Near, Janet P.
October 1980
Business Horizons;Oct80, Vol. 23 Issue 5, p53
Academic Journal
Ned Morris has worked for XYZ Chemicals for the last fifteen years, ever since completing his MBA at a prestigious eastern school. This was preceded by five years' work as a chemical engineer. He is now 45, with two kids in high school, and has spent a lot of weekends working overtime for his firm. Morris was labeled a "whiz kid" during his first decade in the firm, moving up rapidly through a series of rotations and promotions in five different divisions. But for the last three years he has held the same position, reporting to the vice president in charge of Division B. After about a year in this job he was tentatively approached about the possibility of transfer at the same level to another, larger division; he turned it down, feeling that he still needed time to master his present job.

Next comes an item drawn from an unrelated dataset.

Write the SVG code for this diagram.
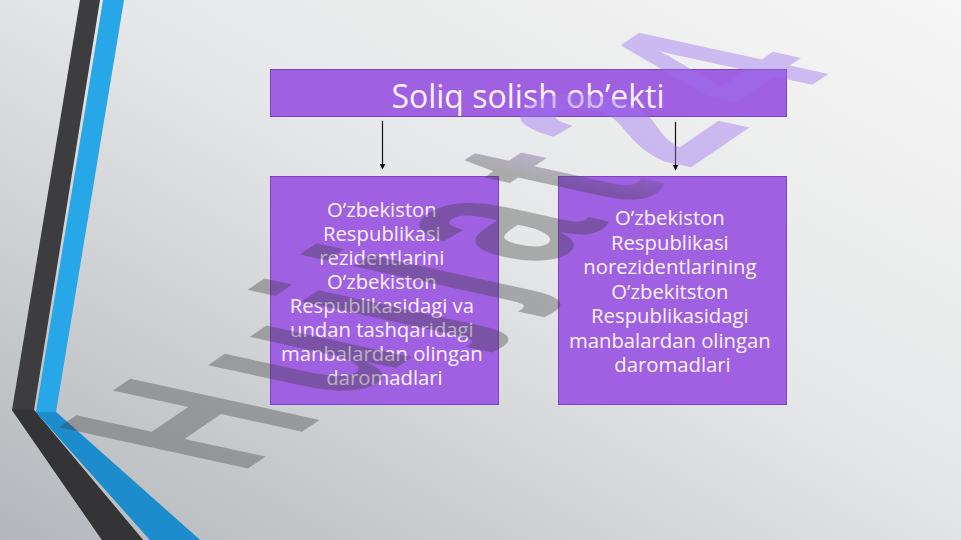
<svg xmlns="http://www.w3.org/2000/svg" width="961" height="540" viewBox="0 0 961 540">
  <defs>
    <linearGradient id="bg" x1="1" y1="0" x2="0" y2="1">
      <stop offset="0" stop-color="#f6f6f6"/>
      <stop offset="0.45" stop-color="#e6e7e8"/>
      <stop offset="1" stop-color="#b3b7bb"/>
    </linearGradient>
    <linearGradient id="wm" gradientUnits="userSpaceOnUse" x1="0" y1="0" x2="500" y2="0">
      <stop offset="0" stop-color="#3c3c3c" stop-opacity="0.36"/>
      <stop offset="0.66" stop-color="#3c3c3c" stop-opacity="0.36"/>
      <stop offset="0.74" stop-color="#9a70f0" stop-opacity="0.42"/>
      <stop offset="1" stop-color="#9a70f0" stop-opacity="0.42"/>
    </linearGradient>
    <marker id="arr" viewBox="0 0 10 10" refX="9" refY="5" markerWidth="6" markerHeight="6" orient="auto" markerUnits="userSpaceOnUse">
      <path d="M0,0 L10,5 L0,10 z" fill="#111"/>
    </marker>
    <style>
      .box { fill: #9f60e2; stroke: #7a44c2; stroke-width: 1; }
      .t { font-family: "Open Sans", "Noto Sans", "DejaVu Sans", sans-serif; fill: #fbf2ff; text-anchor: middle; }
      .body { font-size: 20.3px; }
      .title { font-size: 32px; }
      .conn { stroke: #111; stroke-width: 1.2; fill: none; marker-end: url(#arr); }
      .wm { font-family: "Liberation Sans", Arial, sans-serif; font-weight: bold; font-size: 100px; letter-spacing: 15px; }
    </style>
  </defs>

  <rect x="0" y="0" width="961" height="540" fill="url(#bg)"/>

  <g id="decor">
    <polygon points="80,0 100,0 34,410 143,540 102,540 12,410" fill="#3d3d3f"/>
    <polygon points="103,0 124,0 56,412 200,540 150,540 36,412" fill="#27a6e8"/>
    <polygon points="36,412 56,412 200,540 150,540" fill="#1d8ccc"/>
    <polygon points="12,410 34,410 143,540 102,540" fill="#343436"/>
  </g>

  <g id="connectors">
    <line class="conn" x1="382.5" y1="121" x2="382.5" y2="169"/>
    <line class="conn" x1="675.5" y1="122" x2="675.5" y2="170"/>
  </g>

  <g id="title">
    <rect class="box" x="270.5" y="69.5" width="516" height="47"/>
    <text class="t title" x="528" y="108">Soliq solish ob’ekti</text>
  </g>

  <g id="left">
    <rect class="box" x="270.5" y="176.5" width="228" height="228"/>
    <text class="t body">
      <tspan x="384.5" y="217">O’zbekiston</tspan>
      <tspan x="384.5" y="241">Respublikasi</tspan>
      <tspan x="384.5" y="265">rezidentlarini</tspan>
      <tspan x="384.5" y="289">O’zbekiston</tspan>
      <tspan x="384.5" y="313">Respublikasidagi va</tspan>
      <tspan x="384.5" y="337">undan tashqaridagi</tspan>
      <tspan x="384.5" y="361">manbalardan olingan</tspan>
      <tspan x="384.5" y="385">daromadlari</tspan>
    </text>
  </g>

  <g id="right">
    <rect class="box" x="558.5" y="176.5" width="228" height="228"/>
    <text class="t body">
      <tspan x="672.5" y="225">O’zbekiston</tspan>
      <tspan x="672.5" y="249.5">Respublikasi</tspan>
      <tspan x="672.5" y="274">norezidentlarining</tspan>
      <tspan x="672.5" y="298.5">O’zbekitston</tspan>
      <tspan x="672.5" y="323">Respublikasidagi</tspan>
      <tspan x="672.5" y="347.5">manbalardan olingan</tspan>
      <tspan x="672.5" y="372">daromadlari</tspan>
    </text>
  </g>

  <g id="watermark" transform="matrix(1.215,-0.826,2.75,0.6,240,474)">
    <text class="wm" x="0" y="0" fill="url(#wm)">Hujjat24</text>
  </g>
</svg>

Besides, the kids didn't want to leave their high school so close to graduation, and his wife seemed pleased with her current teaching job. Now he wondered if his rejection of the transfer had closed doors to him; or maybe the steady, go-slow reputation of his boss had something to do with it. Having his advancement opportunities cut off so early in his career was a possibility he had not even considered when joining the company. Reaching the career plateau can be upsetting at any age. For several reasons, the "Ned Morris predicament" is likely to occur more frequently and at an earlier age for managers in the next decade. While it is true that every case is different, there are also enough similarities to suggest a list of frequent causes and effects of the career plateau.